> **Exercise**
Scan the material and copy every line in which "this" appears.
### Provided entries
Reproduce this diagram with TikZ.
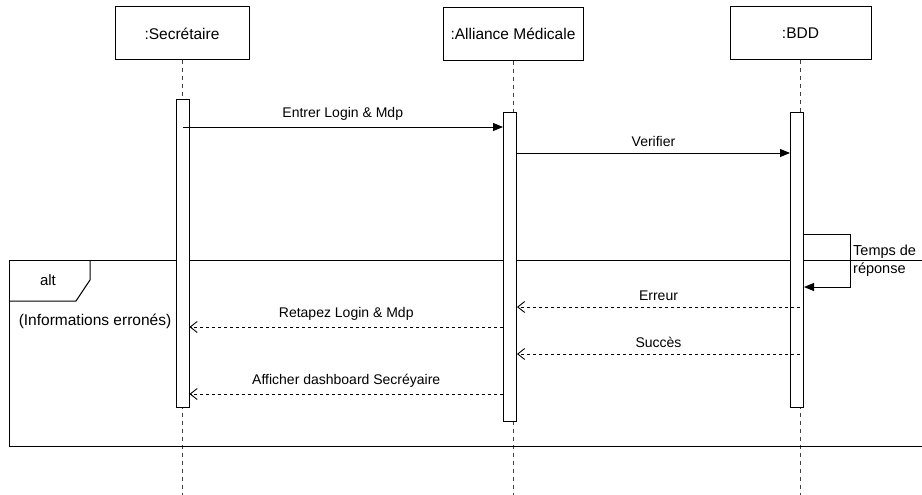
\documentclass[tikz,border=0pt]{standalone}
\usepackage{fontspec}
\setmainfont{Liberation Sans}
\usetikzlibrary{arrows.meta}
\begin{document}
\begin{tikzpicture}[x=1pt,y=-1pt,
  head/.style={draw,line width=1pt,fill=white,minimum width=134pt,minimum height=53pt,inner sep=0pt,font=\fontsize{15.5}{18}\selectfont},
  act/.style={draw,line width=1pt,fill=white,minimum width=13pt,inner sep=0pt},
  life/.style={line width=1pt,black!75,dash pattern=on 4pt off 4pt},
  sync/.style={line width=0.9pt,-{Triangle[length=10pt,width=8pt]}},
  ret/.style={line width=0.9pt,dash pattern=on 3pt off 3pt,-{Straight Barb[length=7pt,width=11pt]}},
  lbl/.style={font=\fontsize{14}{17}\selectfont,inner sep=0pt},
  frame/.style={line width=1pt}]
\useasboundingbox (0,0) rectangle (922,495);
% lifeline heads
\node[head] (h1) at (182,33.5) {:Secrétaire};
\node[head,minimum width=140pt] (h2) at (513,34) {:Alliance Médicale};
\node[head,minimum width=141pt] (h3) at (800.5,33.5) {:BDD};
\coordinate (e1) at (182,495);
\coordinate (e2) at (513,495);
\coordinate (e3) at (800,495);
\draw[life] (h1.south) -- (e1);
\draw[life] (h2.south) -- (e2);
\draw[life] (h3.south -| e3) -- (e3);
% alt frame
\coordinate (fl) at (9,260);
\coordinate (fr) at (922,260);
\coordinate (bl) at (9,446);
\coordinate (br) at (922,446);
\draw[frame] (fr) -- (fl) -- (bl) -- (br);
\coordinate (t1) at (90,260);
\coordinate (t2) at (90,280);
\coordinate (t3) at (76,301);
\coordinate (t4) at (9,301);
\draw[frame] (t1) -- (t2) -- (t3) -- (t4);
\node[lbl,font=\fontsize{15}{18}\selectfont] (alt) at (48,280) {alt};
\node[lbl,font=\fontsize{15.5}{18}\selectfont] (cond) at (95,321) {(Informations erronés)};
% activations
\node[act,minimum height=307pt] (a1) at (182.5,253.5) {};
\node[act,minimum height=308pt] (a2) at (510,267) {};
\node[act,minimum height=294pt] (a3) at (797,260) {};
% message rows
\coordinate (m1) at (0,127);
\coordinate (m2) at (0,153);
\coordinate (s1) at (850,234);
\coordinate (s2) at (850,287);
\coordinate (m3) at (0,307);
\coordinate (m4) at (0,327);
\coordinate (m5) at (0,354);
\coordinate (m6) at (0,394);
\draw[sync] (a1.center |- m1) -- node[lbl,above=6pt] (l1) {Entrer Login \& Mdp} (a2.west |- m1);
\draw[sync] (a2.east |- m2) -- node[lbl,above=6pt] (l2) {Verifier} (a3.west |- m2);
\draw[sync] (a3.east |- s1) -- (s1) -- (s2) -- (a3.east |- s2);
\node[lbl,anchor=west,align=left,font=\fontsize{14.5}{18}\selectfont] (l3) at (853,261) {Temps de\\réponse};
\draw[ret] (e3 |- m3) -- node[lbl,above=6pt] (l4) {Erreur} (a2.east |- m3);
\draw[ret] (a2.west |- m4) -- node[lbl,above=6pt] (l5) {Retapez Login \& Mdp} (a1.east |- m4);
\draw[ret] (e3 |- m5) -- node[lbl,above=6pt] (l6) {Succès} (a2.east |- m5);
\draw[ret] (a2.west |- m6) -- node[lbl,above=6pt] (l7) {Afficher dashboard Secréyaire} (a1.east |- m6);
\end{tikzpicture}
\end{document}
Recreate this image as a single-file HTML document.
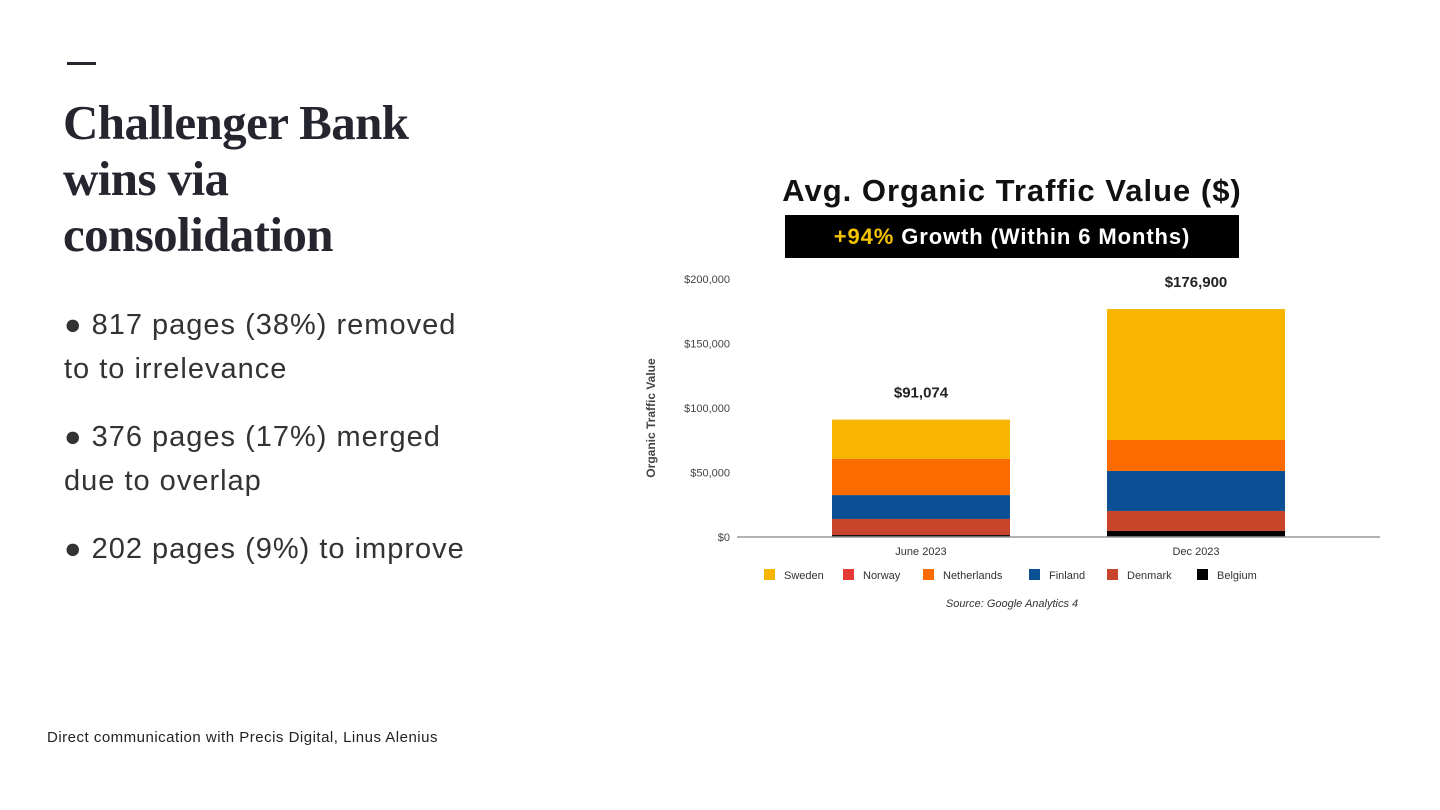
######
> **Result of the exercise**
Reproduce this diagram with TikZ.
Recreate this image as a single-file HTML document.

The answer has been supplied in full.